PROBLEM DESCRIPTION:
Restate each of the lines below word for word and drop every picture.
───── MATERIAL PROVIDED
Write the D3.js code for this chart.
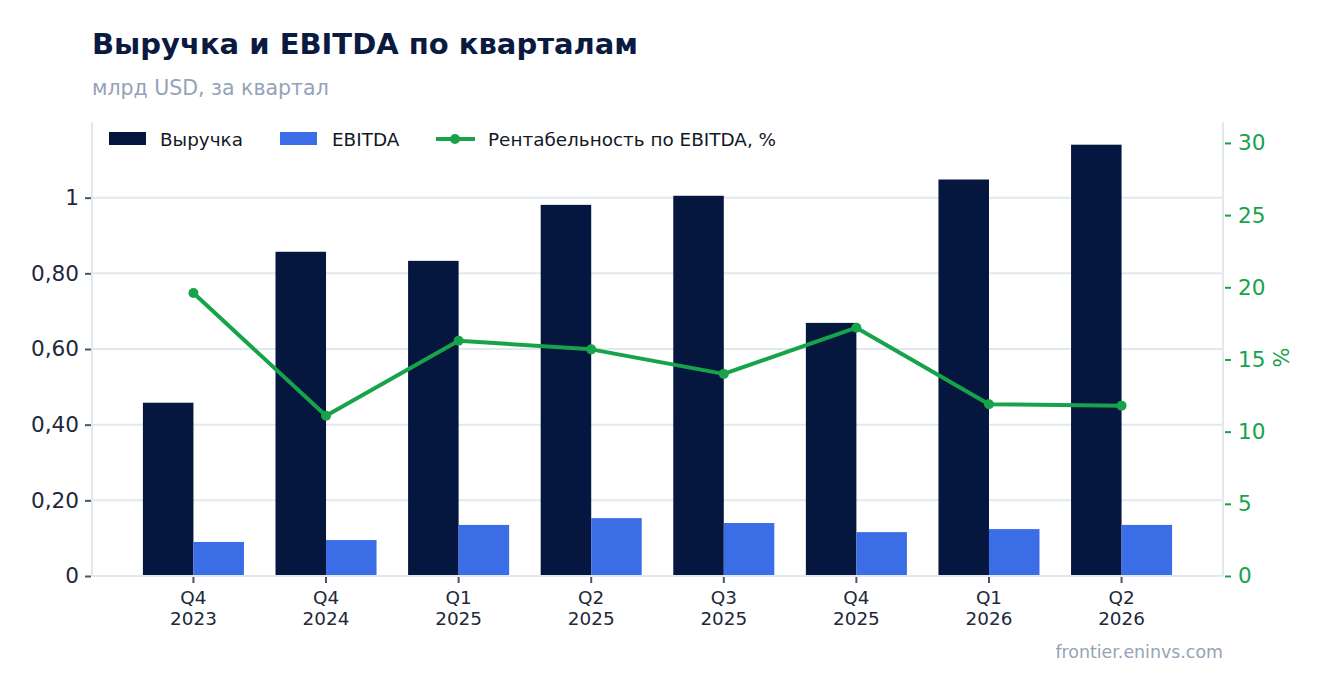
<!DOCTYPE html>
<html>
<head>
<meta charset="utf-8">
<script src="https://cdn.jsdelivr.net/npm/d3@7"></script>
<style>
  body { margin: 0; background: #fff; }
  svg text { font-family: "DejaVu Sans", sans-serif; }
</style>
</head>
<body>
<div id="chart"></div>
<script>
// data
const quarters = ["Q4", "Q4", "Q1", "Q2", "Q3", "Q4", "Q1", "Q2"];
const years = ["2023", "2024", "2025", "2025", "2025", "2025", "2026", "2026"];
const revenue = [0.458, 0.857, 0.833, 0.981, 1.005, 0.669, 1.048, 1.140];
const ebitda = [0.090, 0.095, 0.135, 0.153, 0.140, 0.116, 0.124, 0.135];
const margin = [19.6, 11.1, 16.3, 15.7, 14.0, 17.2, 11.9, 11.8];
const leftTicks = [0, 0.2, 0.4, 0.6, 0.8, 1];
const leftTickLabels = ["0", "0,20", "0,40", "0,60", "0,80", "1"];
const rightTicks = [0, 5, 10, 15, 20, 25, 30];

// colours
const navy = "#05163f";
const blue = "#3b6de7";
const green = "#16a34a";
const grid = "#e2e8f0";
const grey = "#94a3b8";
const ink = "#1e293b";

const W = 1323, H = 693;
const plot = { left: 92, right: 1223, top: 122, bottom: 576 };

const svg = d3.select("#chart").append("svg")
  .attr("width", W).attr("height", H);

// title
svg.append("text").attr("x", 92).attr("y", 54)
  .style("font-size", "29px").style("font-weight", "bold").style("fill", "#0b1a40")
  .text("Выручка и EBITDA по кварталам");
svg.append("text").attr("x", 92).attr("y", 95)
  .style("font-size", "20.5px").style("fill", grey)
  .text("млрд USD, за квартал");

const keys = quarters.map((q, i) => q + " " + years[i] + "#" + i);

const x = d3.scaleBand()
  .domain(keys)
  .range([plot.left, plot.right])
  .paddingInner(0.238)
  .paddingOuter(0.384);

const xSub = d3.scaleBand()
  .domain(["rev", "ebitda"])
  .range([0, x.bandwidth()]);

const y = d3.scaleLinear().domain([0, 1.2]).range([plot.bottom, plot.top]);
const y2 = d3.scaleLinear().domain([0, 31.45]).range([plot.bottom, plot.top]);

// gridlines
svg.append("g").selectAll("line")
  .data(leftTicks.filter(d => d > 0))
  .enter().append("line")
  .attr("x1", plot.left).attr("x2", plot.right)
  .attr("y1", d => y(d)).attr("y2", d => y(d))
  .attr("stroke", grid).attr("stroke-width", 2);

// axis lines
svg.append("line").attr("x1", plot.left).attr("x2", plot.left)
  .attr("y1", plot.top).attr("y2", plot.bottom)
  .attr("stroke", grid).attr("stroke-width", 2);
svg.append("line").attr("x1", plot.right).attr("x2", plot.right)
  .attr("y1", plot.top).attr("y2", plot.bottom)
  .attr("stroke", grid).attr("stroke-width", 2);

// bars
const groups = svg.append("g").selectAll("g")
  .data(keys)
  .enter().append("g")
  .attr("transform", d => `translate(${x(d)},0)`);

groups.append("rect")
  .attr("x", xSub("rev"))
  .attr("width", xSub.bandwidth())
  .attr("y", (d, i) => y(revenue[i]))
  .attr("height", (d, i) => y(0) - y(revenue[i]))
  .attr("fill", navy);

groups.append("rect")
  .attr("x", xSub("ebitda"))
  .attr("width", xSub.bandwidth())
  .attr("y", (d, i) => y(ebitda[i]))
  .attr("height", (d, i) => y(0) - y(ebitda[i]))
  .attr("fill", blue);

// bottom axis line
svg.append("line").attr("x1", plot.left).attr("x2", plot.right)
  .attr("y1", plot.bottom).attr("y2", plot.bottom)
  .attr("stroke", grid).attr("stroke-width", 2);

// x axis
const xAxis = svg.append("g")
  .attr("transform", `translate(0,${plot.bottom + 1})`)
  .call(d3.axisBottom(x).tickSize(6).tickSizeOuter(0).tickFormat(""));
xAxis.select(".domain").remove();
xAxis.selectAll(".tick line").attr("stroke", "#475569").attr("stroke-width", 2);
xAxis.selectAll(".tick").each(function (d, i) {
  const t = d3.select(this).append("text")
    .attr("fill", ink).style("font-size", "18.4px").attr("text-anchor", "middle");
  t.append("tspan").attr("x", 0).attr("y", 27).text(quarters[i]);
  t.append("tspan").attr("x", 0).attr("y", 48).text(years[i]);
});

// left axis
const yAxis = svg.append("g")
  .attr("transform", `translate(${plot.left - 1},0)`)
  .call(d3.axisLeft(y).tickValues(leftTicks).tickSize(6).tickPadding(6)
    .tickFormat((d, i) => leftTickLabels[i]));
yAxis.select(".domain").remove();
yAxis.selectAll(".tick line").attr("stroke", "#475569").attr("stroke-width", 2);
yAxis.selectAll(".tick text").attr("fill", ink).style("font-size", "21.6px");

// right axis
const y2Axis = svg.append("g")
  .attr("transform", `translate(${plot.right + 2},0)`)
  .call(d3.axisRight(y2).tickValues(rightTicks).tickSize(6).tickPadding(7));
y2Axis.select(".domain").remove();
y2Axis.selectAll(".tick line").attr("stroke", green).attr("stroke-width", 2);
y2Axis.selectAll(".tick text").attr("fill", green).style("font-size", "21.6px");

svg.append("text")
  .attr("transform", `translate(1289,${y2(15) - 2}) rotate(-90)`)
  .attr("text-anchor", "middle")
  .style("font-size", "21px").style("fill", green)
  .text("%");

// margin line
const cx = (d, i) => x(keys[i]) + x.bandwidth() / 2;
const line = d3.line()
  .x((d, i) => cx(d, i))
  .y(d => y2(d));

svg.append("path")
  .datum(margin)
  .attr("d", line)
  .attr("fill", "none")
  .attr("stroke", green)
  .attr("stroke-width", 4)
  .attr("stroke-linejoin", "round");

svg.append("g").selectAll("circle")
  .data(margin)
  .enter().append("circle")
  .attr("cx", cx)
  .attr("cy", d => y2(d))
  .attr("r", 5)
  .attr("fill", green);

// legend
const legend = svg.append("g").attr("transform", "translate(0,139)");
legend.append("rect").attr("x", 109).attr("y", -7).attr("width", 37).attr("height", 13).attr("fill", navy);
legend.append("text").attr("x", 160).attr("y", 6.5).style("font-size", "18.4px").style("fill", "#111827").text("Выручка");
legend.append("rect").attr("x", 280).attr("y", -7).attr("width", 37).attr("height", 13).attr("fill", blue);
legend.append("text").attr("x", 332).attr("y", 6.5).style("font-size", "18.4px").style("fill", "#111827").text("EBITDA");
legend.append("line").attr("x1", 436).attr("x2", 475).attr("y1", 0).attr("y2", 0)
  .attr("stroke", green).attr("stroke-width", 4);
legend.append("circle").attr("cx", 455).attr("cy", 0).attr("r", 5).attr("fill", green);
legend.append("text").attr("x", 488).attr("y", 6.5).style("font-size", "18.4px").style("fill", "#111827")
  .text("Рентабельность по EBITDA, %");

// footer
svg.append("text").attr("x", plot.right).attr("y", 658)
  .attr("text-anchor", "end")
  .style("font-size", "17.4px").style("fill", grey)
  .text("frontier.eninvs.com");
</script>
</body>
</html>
──────────
THE RESPONSE:
Write the D3.js code for this chart.
<!DOCTYPE html>
<html>
<head>
<meta charset="utf-8">
<script src="https://cdn.jsdelivr.net/npm/d3@7"></script>
<style>
  body { margin: 0; background: #fff; }
  svg text { font-family: "DejaVu Sans", sans-serif; }
</style>
</head>
<body>
<div id="chart"></div>
<script>
// data
const quarters = ["Q4", "Q4", "Q1", "Q2", "Q3", "Q4", "Q1", "Q2"];
const years = ["2023", "2024", "2025", "2025", "2025", "2025", "2026", "2026"];
const revenue = [0.458, 0.857, 0.833, 0.981, 1.005, 0.669, 1.048, 1.140];
const ebitda = [0.090, 0.095, 0.135, 0.153, 0.140, 0.116, 0.124, 0.135];
const margin = [19.6, 11.1, 16.3, 15.7, 14.0, 17.2, 11.9, 11.8];
const leftTicks = [0, 0.2, 0.4, 0.6, 0.8, 1];
const leftTickLabels = ["0", "0,20", "0,40", "0,60", "0,80", "1"];
const rightTicks = [0, 5, 10, 15, 20, 25, 30];

// colours
const navy = "#05163f";
const blue = "#3b6de7";
const green = "#16a34a";
const grid = "#e2e8f0";
const grey = "#94a3b8";
const ink = "#1e293b";

const W = 1323, H = 693;
const plot = { left: 92, right: 1223, top: 122, bottom: 576 };

const svg = d3.select("#chart").append("svg")
  .attr("width", W).attr("height", H);

// title
svg.append("text").attr("x", 92).attr("y", 54)
  .style("font-size", "29px").style("font-weight", "bold").style("fill", "#0b1a40")
  .text("Выручка и EBITDA по кварталам");
svg.append("text").attr("x", 92).attr("y", 95)
  .style("font-size", "20.5px").style("fill", grey)
  .text("млрд USD, за квартал");

const keys = quarters.map((q, i) => q + " " + years[i] + "#" + i);

const x = d3.scaleBand()
  .domain(keys)
  .range([plot.left, plot.right])
  .paddingInner(0.238)
  .paddingOuter(0.384);

const xSub = d3.scaleBand()
  .domain(["rev", "ebitda"])
  .range([0, x.bandwidth()]);

const y = d3.scaleLinear().domain([0, 1.2]).range([plot.bottom, plot.top]);
const y2 = d3.scaleLinear().domain([0, 31.45]).range([plot.bottom, plot.top]);

// gridlines
svg.append("g").selectAll("line")
  .data(leftTicks.filter(d => d > 0))
  .enter().append("line")
  .attr("x1", plot.left).attr("x2", plot.right)
  .attr("y1", d => y(d)).attr("y2", d => y(d))
  .attr("stroke", grid).attr("stroke-width", 2);

// axis lines
svg.append("line").attr("x1", plot.left).attr("x2", plot.left)
  .attr("y1", plot.top).attr("y2", plot.bottom)
  .attr("stroke", grid).attr("stroke-width", 2);
svg.append("line").attr("x1", plot.right).attr("x2", plot.right)
  .attr("y1", plot.top).attr("y2", plot.bottom)
  .attr("stroke", grid).attr("stroke-width", 2);

// bars
const groups = svg.append("g").selectAll("g")
  .data(keys)
  .enter().append("g")
  .attr("transform", d => `translate(${x(d)},0)`);

groups.append("rect")
  .attr("x", xSub("rev"))
  .attr("width", xSub.bandwidth())
  .attr("y", (d, i) => y(revenue[i]))
  .attr("height", (d, i) => y(0) - y(revenue[i]))
  .attr("fill", navy);

groups.append("rect")
  .attr("x", xSub("ebitda"))
  .attr("width", xSub.bandwidth())
  .attr("y", (d, i) => y(ebitda[i]))
  .attr("height", (d, i) => y(0) - y(ebitda[i]))
  .attr("fill", blue);

// bottom axis line
svg.append("line").attr("x1", plot.left).attr("x2", plot.right)
  .attr("y1", plot.bottom).attr("y2", plot.bottom)
  .attr("stroke", grid).attr("stroke-width", 2);

// x axis
const xAxis = svg.append("g")
  .attr("transform", `translate(0,${plot.bottom + 1})`)
  .call(d3.axisBottom(x).tickSize(6).tickSizeOuter(0).tickFormat(""));
xAxis.select(".domain").remove();
xAxis.selectAll(".tick line").attr("stroke", "#475569").attr("stroke-width", 2);
xAxis.selectAll(".tick").each(function (d, i) {
  const t = d3.select(this).append("text")
    .attr("fill", ink).style("font-size", "18.4px").attr("text-anchor", "middle");
  t.append("tspan").attr("x", 0).attr("y", 27).text(quarters[i]);
  t.append("tspan").attr("x", 0).attr("y", 48).text(years[i]);
});

// left axis
const yAxis = svg.append("g")
  .attr("transform", `translate(${plot.left - 1},0)`)
  .call(d3.axisLeft(y).tickValues(leftTicks).tickSize(6).tickPadding(6)
    .tickFormat((d, i) => leftTickLabels[i]));
yAxis.select(".domain").remove();
yAxis.selectAll(".tick line").attr("stroke", "#475569").attr("stroke-width", 2);
yAxis.selectAll(".tick text").attr("fill", ink).style("font-size", "21.6px");

// right axis
const y2Axis = svg.append("g")
  .attr("transform", `translate(${plot.right + 2},0)`)
  .call(d3.axisRight(y2).tickValues(rightTicks).tickSize(6).tickPadding(7));
y2Axis.select(".domain").remove();
y2Axis.selectAll(".tick line").attr("stroke", green).attr("stroke-width", 2);
y2Axis.selectAll(".tick text").attr("fill", green).style("font-size", "21.6px");

svg.append("text")
  .attr("transform", `translate(1289,${y2(15) - 2}) rotate(-90)`)
  .attr("text-anchor", "middle")
  .style("font-size", "21px").style("fill", green)
  .text("%");

// margin line
const cx = (d, i) => x(keys[i]) + x.bandwidth() / 2;
const line = d3.line()
  .x((d, i) => cx(d, i))
  .y(d => y2(d));

svg.append("path")
  .datum(margin)
  .attr("d", line)
  .attr("fill", "none")
  .attr("stroke", green)
  .attr("stroke-width", 4)
  .attr("stroke-linejoin", "round");

svg.append("g").selectAll("circle")
  .data(margin)
  .enter().append("circle")
  .attr("cx", cx)
  .attr("cy", d => y2(d))
  .attr("r", 5)
  .attr("fill", green);

// legend
const legend = svg.append("g").attr("transform", "translate(0,139)");
legend.append("rect").attr("x", 109).attr("y", -7).attr("width", 37).attr("height", 13).attr("fill", navy);
legend.append("text").attr("x", 160).attr("y", 6.5).style("font-size", "18.4px").style("fill", "#111827").text("Выручка");
legend.append("rect").attr("x", 280).attr("y", -7).attr("width", 37).attr("height", 13).attr("fill", blue);
legend.append("text").attr("x", 332).attr("y", 6.5).style("font-size", "18.4px").style("fill", "#111827").text("EBITDA");
legend.append("line").attr("x1", 436).attr("x2", 475).attr("y1", 0).attr("y2", 0)
  .attr("stroke", green).attr("stroke-width", 4);
legend.append("circle").attr("cx", 455).attr("cy", 0).attr("r", 5).attr("fill", green);
legend.append("text").attr("x", 488).attr("y", 6.5).style("font-size", "18.4px").style("fill", "#111827")
  .text("Рентабельность по EBITDA, %");

// footer
svg.append("text").attr("x", plot.right).attr("y", 658)
  .attr("text-anchor", "end")
  .style("font-size", "17.4px").style("fill", grey)
  .text("frontier.eninvs.com");
</script>
</body>
</html>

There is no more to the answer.